Promoting a comment to an answer...

If you're going to be doing something special with the files, then rjokelai's answer is the way to do it.

However, if you're just going to be using the HSSF / XSSF / Common SS usermodel, then it's much simpler to have POI do it for you, and use WorkbookFactory to have the type detected and opened for you. You'd do something like:

 Workbook wb = WorkbookFactory.create(new File("something.xls"));

or

 Workbook wb = WorkbookFactory.create(request.getInputStream());

Then if you needed to do something special, test if it's a HSSFWorkbook or XSSFWorkbook. When opening the file, use a File rather than an InputStream if possible to speed things up and save memory.

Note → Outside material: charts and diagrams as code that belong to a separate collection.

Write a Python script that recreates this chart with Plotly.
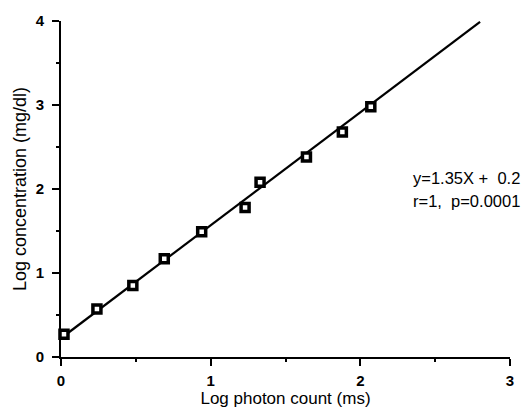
import plotly.graph_objects as go

# Data
log_photon = [0.02, 0.24, 0.48, 0.69, 0.94, 1.23, 1.33, 1.64, 1.88, 2.07]
log_conc = [0.27, 0.57, 0.85, 1.17, 1.49, 1.78, 2.08, 2.38, 2.68, 2.98]

fit_x = [0.02, 2.80]
fit_y = [0.25, 3.99]

x_ticks = [0, 1, 2, 3]
y_ticks = [0, 1, 2, 3, 4]

eq_text = "y=1.35X + \u00a00.2"
stat_text = "r=1,\u00a0 p=0.0001"

FONT = "Liberation Sans, Arial, sans-serif"

fig = go.Figure()
fig.add_trace(go.Scatter(
    x=fit_x, y=fit_y, mode="lines",
    line=dict(color="black", width=2.2),
    showlegend=False, cliponaxis=False,
))
fig.add_trace(go.Scatter(
    x=log_photon, y=log_conc, mode="markers",
    marker=dict(symbol="square", size=8, color="white",
                line=dict(color="black", width=3.5)),
    showlegend=False, cliponaxis=False,
))

axis_common = dict(
    showline=True, linecolor="black", linewidth=2,
    ticks="outside", ticklen=7, tickwidth=2, tickcolor="black",
    showgrid=False, zeroline=False,
    tickfont=dict(family=FONT, size=15, color="black", weight="bold"),
    minor=dict(ticks="outside", ticklen=3, tickwidth=2, tickcolor="black", dtick=0.5),
)

fig.update_xaxes(
    range=[0, 3], tickvals=x_ticks, ticktext=[str(v) for v in x_ticks],
    ticklabelstandoff=2,
    title=dict(text="Log photon count (ms)", font=dict(family=FONT, size=17, color="black"), standoff=8),
    **axis_common,
)
fig.update_yaxes(
    range=[0, 4], tickvals=y_ticks, ticktext=[str(v) for v in y_ticks],
    ticklabelstandoff=5,
    title=dict(text="Log concentration (mg/dl)", font=dict(family=FONT, size=18, color="black"), standoff=4),
    **axis_common,
)

fig.add_annotation(x=2.34, y=2.13, xref="x", yref="y", text=eq_text,
                   showarrow=False, xanchor="left", yanchor="middle",
                   font=dict(family=FONT, size=16.5, color="black"))
fig.add_annotation(x=2.34, y=1.86, xref="x", yref="y", text=stat_text,
                   showarrow=False, xanchor="left", yanchor="middle",
                   font=dict(family=FONT, size=16.5, color="black"))

fig.update_layout(
    width=523, height=408,
    margin=dict(l=61, r=13, t=21, b=51, autoexpand=False),
    paper_bgcolor="white", plot_bgcolor="white",
)

fig.write_html("out.html")
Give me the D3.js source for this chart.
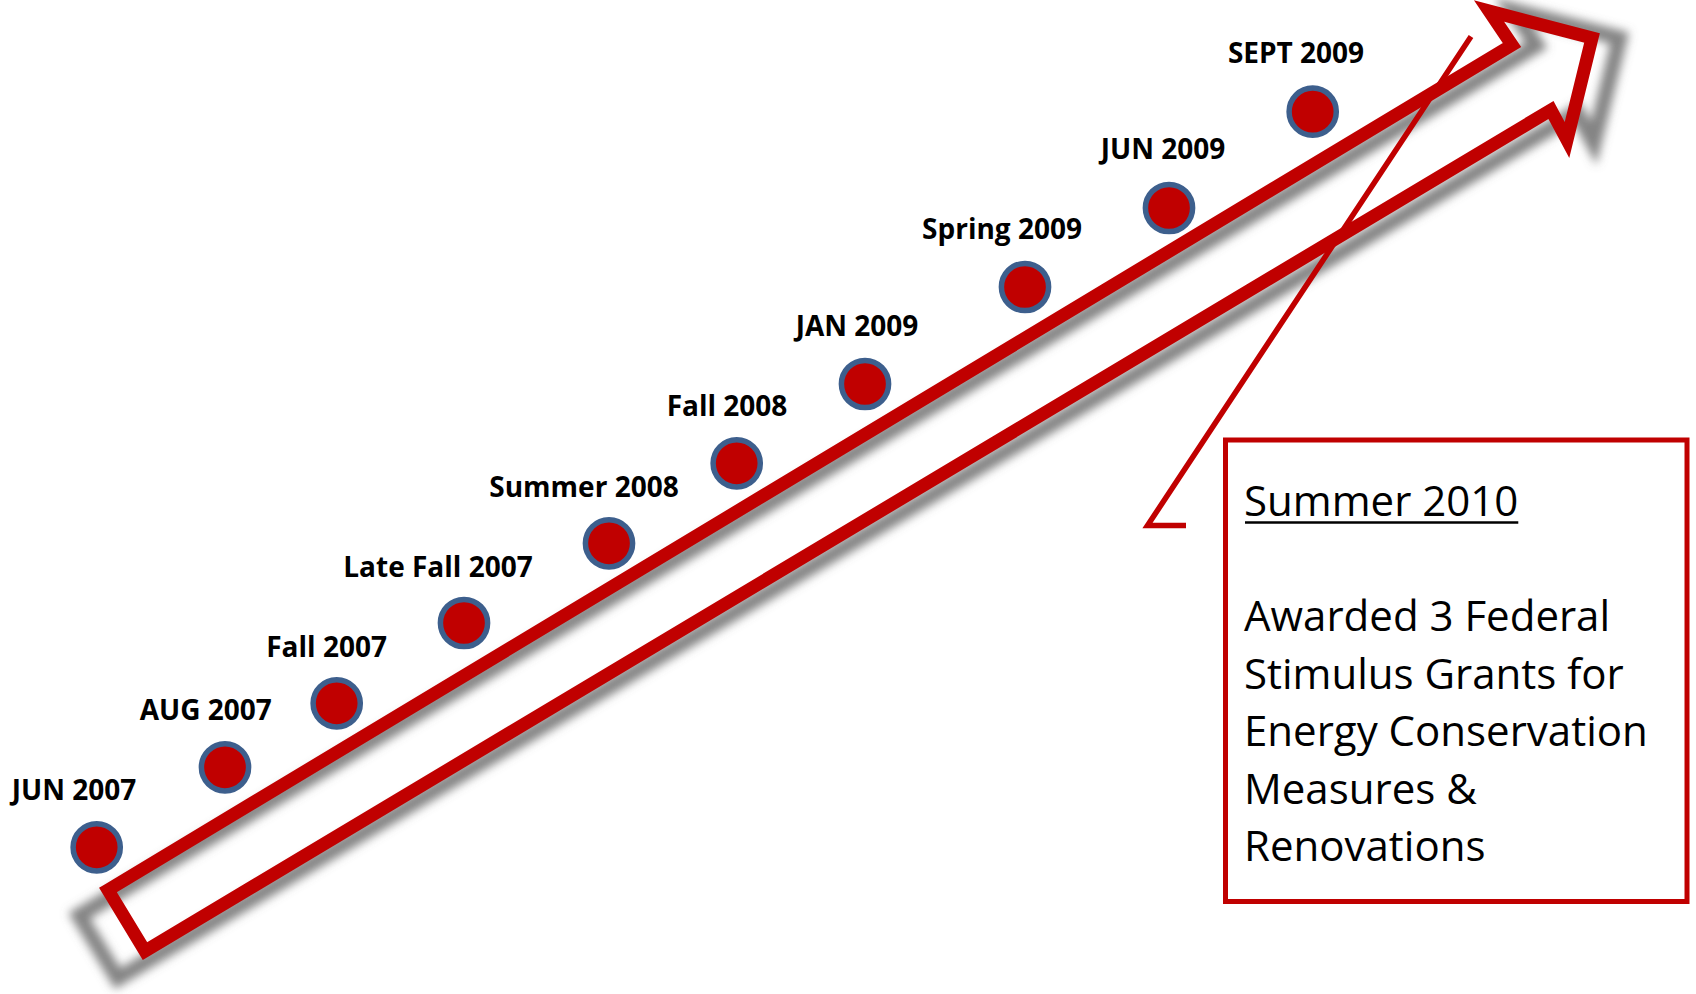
<!DOCTYPE html>
<html>
<head>
<meta charset="utf-8">
<script src="https://cdn.jsdelivr.net/npm/d3@7"></script>
<style>
  html, body { margin: 0; padding: 0; background: #ffffff; }
  svg { display: block; }
</style>
</head>
<body>
<div id="chart"></div>
<script>
// ---- Data ----
const milestones = ["JUN 2007", "AUG 2007", "Fall 2007", "Late Fall 2007", "Summer 2008",
                    "Fall 2008", "JAN 2009", "Spring 2009", "JUN 2009", "SEPT 2009"];
const dotX   = [96.7, 225, 336.7, 464, 609, 736.7, 865, 1025, 1169, 1312.7];
const dotY   = [847.3, 767.3, 703.3, 623, 543.3, 463.3, 384, 287, 208, 111.7];
const labelX = [74, 205.8, 326.6, 438, 584, 727, 857, 1002, 1163, 1296];
const labelY = [800, 720, 656.5, 576.5, 496.5, 416, 336.4, 238.5, 158.5, 62.7];

const calloutTitle = "Summer 2010";
const calloutLines = ["Awarded 3 Federal", "Stimulus Grants for", "Energy Conservation", "Measures &", "Renovations"];

// Arrow outline (tail -> head -> tail), in the same coordinate frame
const arrowX = [108, 1512, 1489, 1592, 1567, 1551, 145];
const arrowY = [890, 45, 11, 38, 140, 110, 951];

// Callout pointer
const pointerX = [1471, 1147.5, 1186];
const pointerY = [36.5, 525.5, 525.5];

// ---- Layout ----
const W = 1696, H = 994;
const RED = "#C00000", BLUE = "#3D5F8D";

const x = d3.scaleLinear().domain([0, 1696]).range([0, W]);
const y = d3.scaleLinear().domain([0, 994]).range([0, H]);

const svg = d3.select("#chart").append("svg")
  .attr("width", W).attr("height", H)
  .style("background", "#fff");

const defs = svg.append("defs");
const f = defs.append("filter").attr("id", "blur")
  .attr("x", "-10%").attr("y", "-10%").attr("width", "120%").attr("height", "120%");
f.append("feGaussianBlur").attr("stdDeviation", 4.5);

const arrowPts = arrowX.map((v, i) => [x(v), y(arrowY[i])]);
const line = d3.line();

// shadow (perspective-like: slightly enlarged and shifted)
const cx = x(850), cy = y(480);
svg.append("path")
  .attr("d", line(arrowPts) + "Z")
  .attr("fill", "none")
  .attr("stroke", "#6e6e6e")
  .attr("stroke-opacity", 0.85)
  .attr("stroke-width", 15)
  .attr("stroke-linejoin", "miter")
  .attr("stroke-miterlimit", 10)
  .attr("filter", "url(#blur)")
  .attr("transform", `translate(${cx - 0.6},${cy + 13.4}) scale(1.038,1.030) translate(${-cx},${-cy})`);

// arrow outline
svg.append("path")
  .attr("d", line(arrowPts) + "Z")
  .attr("fill", "none")
  .attr("stroke", RED)
  .attr("stroke-width", 13)
  .attr("stroke-linejoin", "miter")
  .attr("stroke-miterlimit", 10);

// callout pointer
svg.append("path")
  .attr("d", line(pointerX.map((v, i) => [x(v), y(pointerY[i])])))
  .attr("fill", "none")
  .attr("stroke", RED)
  .attr("stroke-width", 5.5)
  .attr("stroke-linejoin", "miter");

// dots
const data = milestones.map((m, i) => ({ m, dx: dotX[i], dy: dotY[i], lx: labelX[i], ly: labelY[i] }));

svg.append("g").selectAll("circle").data(data).join("circle")
  .attr("cx", d => x(d.dx)).attr("cy", d => y(d.dy))
  .attr("r", 23.6)
  .attr("fill", RED)
  .attr("stroke", BLUE)
  .attr("stroke-width", 5.5);

// labels
svg.append("g").selectAll("text").data(data).join("text")
  .attr("x", d => x(d.lx)).attr("y", d => y(d.ly))
  .attr("text-anchor", "middle")
  .style("font-family", "'Open Sans', 'DejaVu Sans', sans-serif")
  .style("font-weight", 700)
  .style("font-size", "28px")
  .attr("fill", "#000")
  .text(d => d.m);

// callout box
const box = { x0: 1225.5, y0: 440, x1: 1687, y1: 901.5 };
svg.append("rect")
  .attr("x", x(box.x0)).attr("y", y(box.y0))
  .attr("width", x(box.x1) - x(box.x0)).attr("height", y(box.y1) - y(box.y0))
  .attr("fill", "#fff")
  .attr("stroke", RED)
  .attr("stroke-width", 5);

const tx = x(1244);
const title = svg.append("text")
  .attr("x", tx).attr("y", y(516))
  .style("font-family", "'Open Sans', 'DejaVu Sans', sans-serif")
  .style("font-size", "42px")
  .attr("fill", "#000")
  .text(calloutTitle);
const tw = title.node().getComputedTextLength();
svg.append("line")
  .attr("x1", tx + 1).attr("x2", tx + tw)
  .attr("y1", y(522.5)).attr("y2", y(522.5))
  .attr("stroke", "#000").attr("stroke-width", 2.5);

svg.append("g").selectAll("text").data(calloutLines).join("text")
  .attr("x", tx)
  .attr("y", (d, i) => y(631 + i * 57.6))
  .style("font-family", "'Open Sans', 'DejaVu Sans', sans-serif")
  .style("font-size", "42px")
  .attr("fill", "#000")
  .text(d => d);
</script>
</body>
</html>
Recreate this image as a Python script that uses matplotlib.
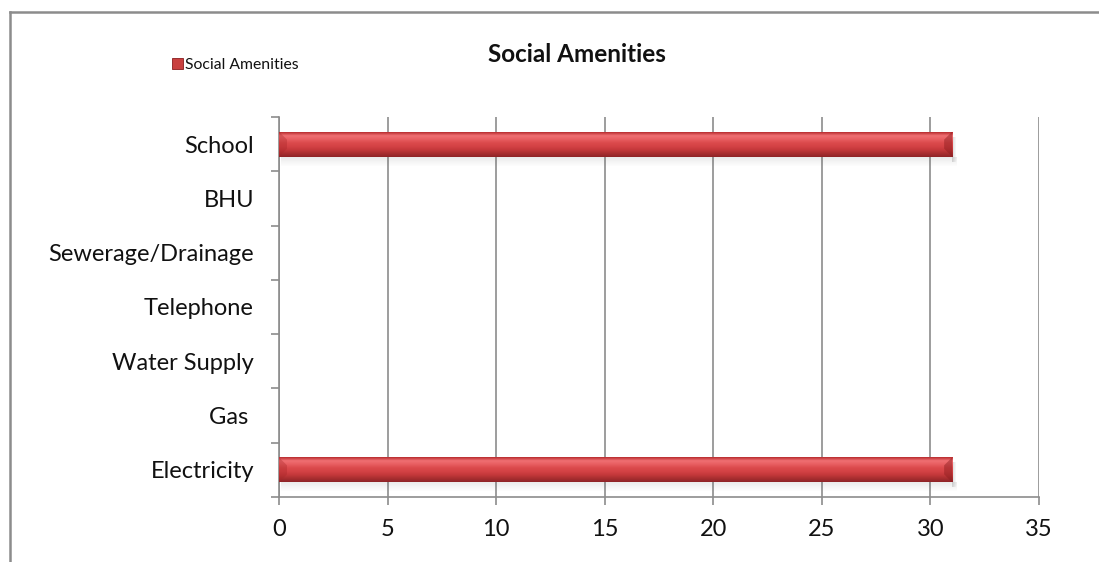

If you don't know what your file is at all, use Apache Tika to do the detection - it can detect a huge number of different file formats for you.


You can use:

// For .xlsx
POIXMLDocument.hasOOXMLHeader(new BufferedInputStream( new FileInputStream(file) ));

// For .xls
POIFSFileSystem.hasPOIFSHeader(new BufferedInputStream( new FileInputStream(file) ));

These are essentially the methods that the WorkbookFactory#create(InputStream) uses for determining the type

Please note, that both method supports only streams supporting "mark" feature (or PushBackInputStream), so simple FileInputStream is not supported. Use BufferedInputStream as a wrapper. For this reason after the detection you can simply reuse the stream, since it will be reseted to the starting point.